WHAT YOU NEED TO DO: Emit the data below verbatim, stripping out any pictures.

SOURCE MATERIAL:
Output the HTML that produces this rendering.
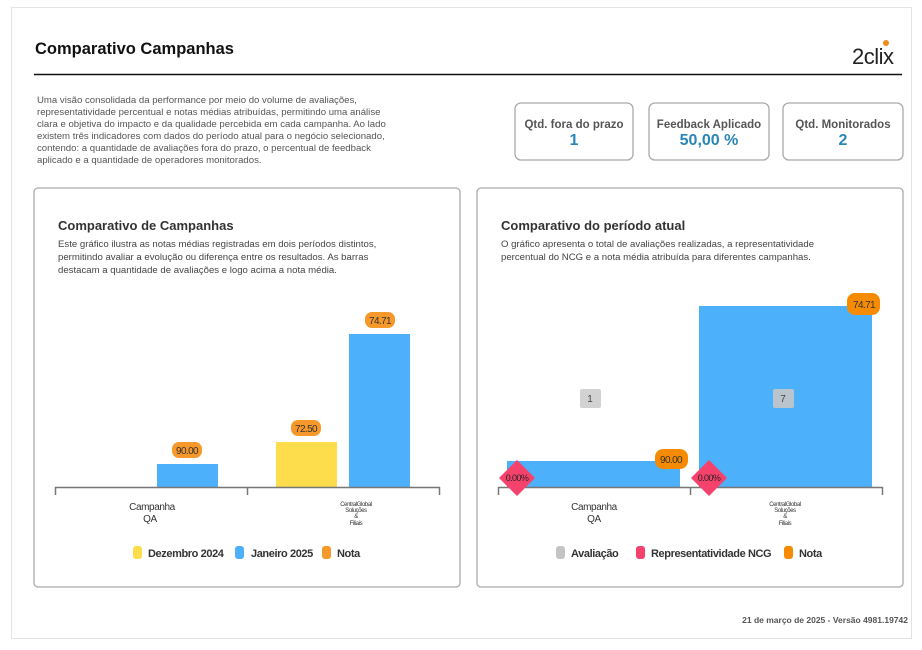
<!DOCTYPE html>
<html><head><meta charset="utf-8"><style>
body{margin:0;background:#fff;width:922px;height:645px;overflow:hidden;font-family:"Liberation Sans",sans-serif}
</style></head><body>
<svg width="922" height="645" xmlns="http://www.w3.org/2000/svg" font-family="Liberation Sans, sans-serif">
<rect x="11.5" y="7.5" width="900" height="631" fill="#fff" stroke="#e3e3e3"/>
<text x="35" y="54" font-size="16.5" font-weight="bold" fill="#111">Comparativo Campanhas</text>
<text x="852" y="64" font-size="22" fill="#222" letter-spacing="-0.5">2clix</text>
<circle cx="886" cy="43" r="3" fill="#f08a1c"/>
<line x1="34" y1="74.5" x2="902" y2="74.5" stroke="#111" stroke-width="1.5"/>
<g font-size="9.6" fill="#555">
<text x="37" y="103">Uma visão consolidada da performance por meio do volume de avaliações,</text>
<text x="37" y="115">representatividade percentual e notas médias atribuídas, permitindo uma análise</text>
<text x="37" y="127">clara e objetiva do impacto e da qualidade percebida em cada campanha. Ao lado</text>
<text x="37" y="139">existem três indicadores com dados do período atual para o negócio selecionado,</text>
<text x="37" y="151">contendo: a quantidade de avaliações fora do prazo, o percentual de feedback</text>
<text x="37" y="163">aplicado e a quantidade de operadores monitorados.</text>
</g>
<g stroke="#a9a9a9" stroke-width="1.3" fill="#fff">
<rect x="515" y="103" width="118" height="57" rx="6"/>
<rect x="649" y="103" width="120" height="57" rx="6"/>
<rect x="783" y="103" width="120" height="57" rx="6"/>
</g>
<g text-anchor="middle" font-weight="bold">
<text x="574" y="128" font-size="11.5" fill="#555">Qtd. fora do prazo</text>
<text x="574" y="145" font-size="16" fill="#2a86b8">1</text>
<text x="709" y="128" font-size="11.5" fill="#555">Feedback Aplicado</text>
<text x="709" y="145" font-size="16" fill="#2a86b8">50,00 %</text>
<text x="843" y="128" font-size="11.5" fill="#555">Qtd. Monitorados</text>
<text x="843" y="145" font-size="16" fill="#2a86b8">2</text>
</g>
<g stroke="#aaa" stroke-width="1.3" fill="#fff">
<rect x="34" y="188" width="426" height="399" rx="4"/>
<rect x="477" y="188" width="426" height="399" rx="4"/>
</g>
<!-- left -->
<text x="58" y="230" font-size="13" font-weight="bold" fill="#333">Comparativo de Campanhas</text>
<g font-size="9.6" fill="#444">
<text x="58" y="247">Este gráfico ilustra as notas médias registradas em dois períodos distintos,</text>
<text x="58" y="260">permitindo avaliar a evolução ou diferença entre os resultados. As barras</text>
<text x="58" y="273">destacam a quantidade de avaliações e logo acima a nota média.</text>
</g>
<rect x="157" y="464" width="61" height="23" fill="#4db0fb"/>
<rect x="276" y="442" width="61" height="45" fill="#fddd4c"/>
<rect x="349" y="334" width="61" height="153" fill="#4db0fb"/>
<g stroke="#777" stroke-width="1.5"><line x1="55" y1="487.5" x2="440" y2="487.5"/><line x1="55.5" y1="487" x2="55.5" y2="495"/><line x1="247.5" y1="487" x2="247.5" y2="495"/><line x1="439.5" y1="487" x2="439.5" y2="495"/></g>
<g fill="#f7982a"><rect x="172" y="442" width="30" height="16" rx="7"/><rect x="291" y="420" width="30" height="16" rx="7"/><rect x="365" y="312" width="30" height="16" rx="7"/></g>
<g font-size="10" fill="#333" text-anchor="middle" letter-spacing="-0.6"><text x="187" y="454">90.00</text><text x="306" y="432">72.50</text><text x="380" y="324">74.71</text></g>
<g fill="#333" text-anchor="middle" letter-spacing="-0.4"><text x="152" y="510" font-size="10">Campanha</text><text x="150" y="522" font-size="10">QA</text>
<g font-size="6"><text x="356" y="506">CentralGlobal</text><text x="356" y="512">Soluções</text><text x="356" y="518">&amp;</text><text x="356" y="525">Filiais</text></g></g>
<rect x="133" y="546" width="9" height="13" rx="3" fill="#fddd4c"/><rect x="235" y="546" width="9" height="13" rx="3" fill="#4db0fb"/><rect x="322" y="546" width="9" height="13" rx="3" fill="#f7982a"/>
<g font-size="11" font-weight="bold" fill="#333" letter-spacing="-0.4"><text x="148" y="557">Dezembro 2024</text><text x="251" y="557">Janeiro 2025</text><text x="337" y="557">Nota</text></g>
<!-- right -->
<text x="501" y="230" font-size="13" font-weight="bold" fill="#333">Comparativo do período atual</text>
<g font-size="9.6" fill="#444">
<text x="501" y="247">O gráfico apresenta o total de avaliações realizadas, a representatividade</text>
<text x="501" y="260">percentual do NCG e a nota média atribuída para diferentes campanhas.</text>
</g>
<rect x="507" y="461" width="173" height="26" fill="#4db0fb"/>
<rect x="699" y="306" width="173" height="181" fill="#4db0fb"/>
<g stroke="#777" stroke-width="1.5"><line x1="498" y1="487.5" x2="883" y2="487.5"/><line x1="498.5" y1="487" x2="498.5" y2="495"/><line x1="690.5" y1="487" x2="690.5" y2="495"/><line x1="882.5" y1="487" x2="882.5" y2="495"/></g>
<rect x="580" y="389" width="21" height="19" rx="2" fill="#d2d2d2"/><rect x="773" y="389" width="21" height="19" rx="2" fill="#b9c4cc"/>
<g font-size="10" fill="#444" text-anchor="middle"><text x="590" y="402">1</text><text x="783" y="402">7</text></g>
<g fill="#f5426c"><polygon points="517,460 535,478 517,496 499,478"/><polygon points="709,460 727,478 709,496 691,478"/></g>
<g font-size="9" fill="#222" text-anchor="middle" letter-spacing="-0.6"><text x="517" y="481">0.00%</text><text x="709" y="481">0.00%</text></g>
<g fill="#f78b00"><rect x="655" y="449" width="33" height="20" rx="8"/><rect x="847" y="293" width="33" height="22" rx="8"/></g>
<g font-size="10" fill="#333" text-anchor="middle" letter-spacing="-0.6"><text x="671" y="463">90.00</text><text x="864" y="308">74.71</text></g>
<g fill="#333" text-anchor="middle" letter-spacing="-0.4"><text x="594" y="510" font-size="10">Campanha</text><text x="594" y="522" font-size="10">QA</text>
<g font-size="6"><text x="785" y="506">CentralGlobal</text><text x="785" y="512">Soluções</text><text x="785" y="518">&amp;</text><text x="785" y="525">Filiais</text></g></g>
<rect x="556" y="546" width="9" height="13" rx="3" fill="#c4c4c4"/><rect x="636" y="546" width="9" height="13" rx="3" fill="#f5426c"/><rect x="784" y="546" width="9" height="13" rx="3" fill="#f78b00"/>
<g font-size="11" font-weight="bold" fill="#333" letter-spacing="-0.4"><text x="571" y="557">Avaliação</text><text x="651" y="557">Representatividade NCG</text><text x="799" y="557">Nota</text></g>
<text x="908" y="623" font-size="8.5" font-weight="bold" fill="#555" text-anchor="end">21 de março de 2025 - Versão 4981.19742</text>
</svg>
</body></html>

SOLUTION FOR THIS TASK:
Output the HTML that produces this rendering.
<!DOCTYPE html>
<html><head><meta charset="utf-8"><style>
body{margin:0;background:#fff;width:922px;height:645px;overflow:hidden;font-family:"Liberation Sans",sans-serif}
</style></head><body>
<svg width="922" height="645" xmlns="http://www.w3.org/2000/svg" font-family="Liberation Sans, sans-serif">
<rect x="11.5" y="7.5" width="900" height="631" fill="#fff" stroke="#e3e3e3"/>
<text x="35" y="54" font-size="16.5" font-weight="bold" fill="#111">Comparativo Campanhas</text>
<text x="852" y="64" font-size="22" fill="#222" letter-spacing="-0.5">2clix</text>
<circle cx="886" cy="43" r="3" fill="#f08a1c"/>
<line x1="34" y1="74.5" x2="902" y2="74.5" stroke="#111" stroke-width="1.5"/>
<g font-size="9.6" fill="#555">
<text x="37" y="103">Uma visão consolidada da performance por meio do volume de avaliações,</text>
<text x="37" y="115">representatividade percentual e notas médias atribuídas, permitindo uma análise</text>
<text x="37" y="127">clara e objetiva do impacto e da qualidade percebida em cada campanha. Ao lado</text>
<text x="37" y="139">existem três indicadores com dados do período atual para o negócio selecionado,</text>
<text x="37" y="151">contendo: a quantidade de avaliações fora do prazo, o percentual de feedback</text>
<text x="37" y="163">aplicado e a quantidade de operadores monitorados.</text>
</g>
<g stroke="#a9a9a9" stroke-width="1.3" fill="#fff">
<rect x="515" y="103" width="118" height="57" rx="6"/>
<rect x="649" y="103" width="120" height="57" rx="6"/>
<rect x="783" y="103" width="120" height="57" rx="6"/>
</g>
<g text-anchor="middle" font-weight="bold">
<text x="574" y="128" font-size="11.5" fill="#555">Qtd. fora do prazo</text>
<text x="574" y="145" font-size="16" fill="#2a86b8">1</text>
<text x="709" y="128" font-size="11.5" fill="#555">Feedback Aplicado</text>
<text x="709" y="145" font-size="16" fill="#2a86b8">50,00 %</text>
<text x="843" y="128" font-size="11.5" fill="#555">Qtd. Monitorados</text>
<text x="843" y="145" font-size="16" fill="#2a86b8">2</text>
</g>
<g stroke="#aaa" stroke-width="1.3" fill="#fff">
<rect x="34" y="188" width="426" height="399" rx="4"/>
<rect x="477" y="188" width="426" height="399" rx="4"/>
</g>
<!-- left -->
<text x="58" y="230" font-size="13" font-weight="bold" fill="#333">Comparativo de Campanhas</text>
<g font-size="9.6" fill="#444">
<text x="58" y="247">Este gráfico ilustra as notas médias registradas em dois períodos distintos,</text>
<text x="58" y="260">permitindo avaliar a evolução ou diferença entre os resultados. As barras</text>
<text x="58" y="273">destacam a quantidade de avaliações e logo acima a nota média.</text>
</g>
<rect x="157" y="464" width="61" height="23" fill="#4db0fb"/>
<rect x="276" y="442" width="61" height="45" fill="#fddd4c"/>
<rect x="349" y="334" width="61" height="153" fill="#4db0fb"/>
<g stroke="#777" stroke-width="1.5"><line x1="55" y1="487.5" x2="440" y2="487.5"/><line x1="55.5" y1="487" x2="55.5" y2="495"/><line x1="247.5" y1="487" x2="247.5" y2="495"/><line x1="439.5" y1="487" x2="439.5" y2="495"/></g>
<g fill="#f7982a"><rect x="172" y="442" width="30" height="16" rx="7"/><rect x="291" y="420" width="30" height="16" rx="7"/><rect x="365" y="312" width="30" height="16" rx="7"/></g>
<g font-size="10" fill="#333" text-anchor="middle" letter-spacing="-0.6"><text x="187" y="454">90.00</text><text x="306" y="432">72.50</text><text x="380" y="324">74.71</text></g>
<g fill="#333" text-anchor="middle" letter-spacing="-0.4"><text x="152" y="510" font-size="10">Campanha</text><text x="150" y="522" font-size="10">QA</text>
<g font-size="6"><text x="356" y="506">CentralGlobal</text><text x="356" y="512">Soluções</text><text x="356" y="518">&amp;</text><text x="356" y="525">Filiais</text></g></g>
<rect x="133" y="546" width="9" height="13" rx="3" fill="#fddd4c"/><rect x="235" y="546" width="9" height="13" rx="3" fill="#4db0fb"/><rect x="322" y="546" width="9" height="13" rx="3" fill="#f7982a"/>
<g font-size="11" font-weight="bold" fill="#333" letter-spacing="-0.4"><text x="148" y="557">Dezembro 2024</text><text x="251" y="557">Janeiro 2025</text><text x="337" y="557">Nota</text></g>
<!-- right -->
<text x="501" y="230" font-size="13" font-weight="bold" fill="#333">Comparativo do período atual</text>
<g font-size="9.6" fill="#444">
<text x="501" y="247">O gráfico apresenta o total de avaliações realizadas, a representatividade</text>
<text x="501" y="260">percentual do NCG e a nota média atribuída para diferentes campanhas.</text>
</g>
<rect x="507" y="461" width="173" height="26" fill="#4db0fb"/>
<rect x="699" y="306" width="173" height="181" fill="#4db0fb"/>
<g stroke="#777" stroke-width="1.5"><line x1="498" y1="487.5" x2="883" y2="487.5"/><line x1="498.5" y1="487" x2="498.5" y2="495"/><line x1="690.5" y1="487" x2="690.5" y2="495"/><line x1="882.5" y1="487" x2="882.5" y2="495"/></g>
<rect x="580" y="389" width="21" height="19" rx="2" fill="#d2d2d2"/><rect x="773" y="389" width="21" height="19" rx="2" fill="#b9c4cc"/>
<g font-size="10" fill="#444" text-anchor="middle"><text x="590" y="402">1</text><text x="783" y="402">7</text></g>
<g fill="#f5426c"><polygon points="517,460 535,478 517,496 499,478"/><polygon points="709,460 727,478 709,496 691,478"/></g>
<g font-size="9" fill="#222" text-anchor="middle" letter-spacing="-0.6"><text x="517" y="481">0.00%</text><text x="709" y="481">0.00%</text></g>
<g fill="#f78b00"><rect x="655" y="449" width="33" height="20" rx="8"/><rect x="847" y="293" width="33" height="22" rx="8"/></g>
<g font-size="10" fill="#333" text-anchor="middle" letter-spacing="-0.6"><text x="671" y="463">90.00</text><text x="864" y="308">74.71</text></g>
<g fill="#333" text-anchor="middle" letter-spacing="-0.4"><text x="594" y="510" font-size="10">Campanha</text><text x="594" y="522" font-size="10">QA</text>
<g font-size="6"><text x="785" y="506">CentralGlobal</text><text x="785" y="512">Soluções</text><text x="785" y="518">&amp;</text><text x="785" y="525">Filiais</text></g></g>
<rect x="556" y="546" width="9" height="13" rx="3" fill="#c4c4c4"/><rect x="636" y="546" width="9" height="13" rx="3" fill="#f5426c"/><rect x="784" y="546" width="9" height="13" rx="3" fill="#f78b00"/>
<g font-size="11" font-weight="bold" fill="#333" letter-spacing="-0.4"><text x="571" y="557">Avaliação</text><text x="651" y="557">Representatividade NCG</text><text x="799" y="557">Nota</text></g>
<text x="908" y="623" font-size="8.5" font-weight="bold" fill="#555" text-anchor="end">21 de março de 2025 - Versão 4981.19742</text>
</svg>
</body></html>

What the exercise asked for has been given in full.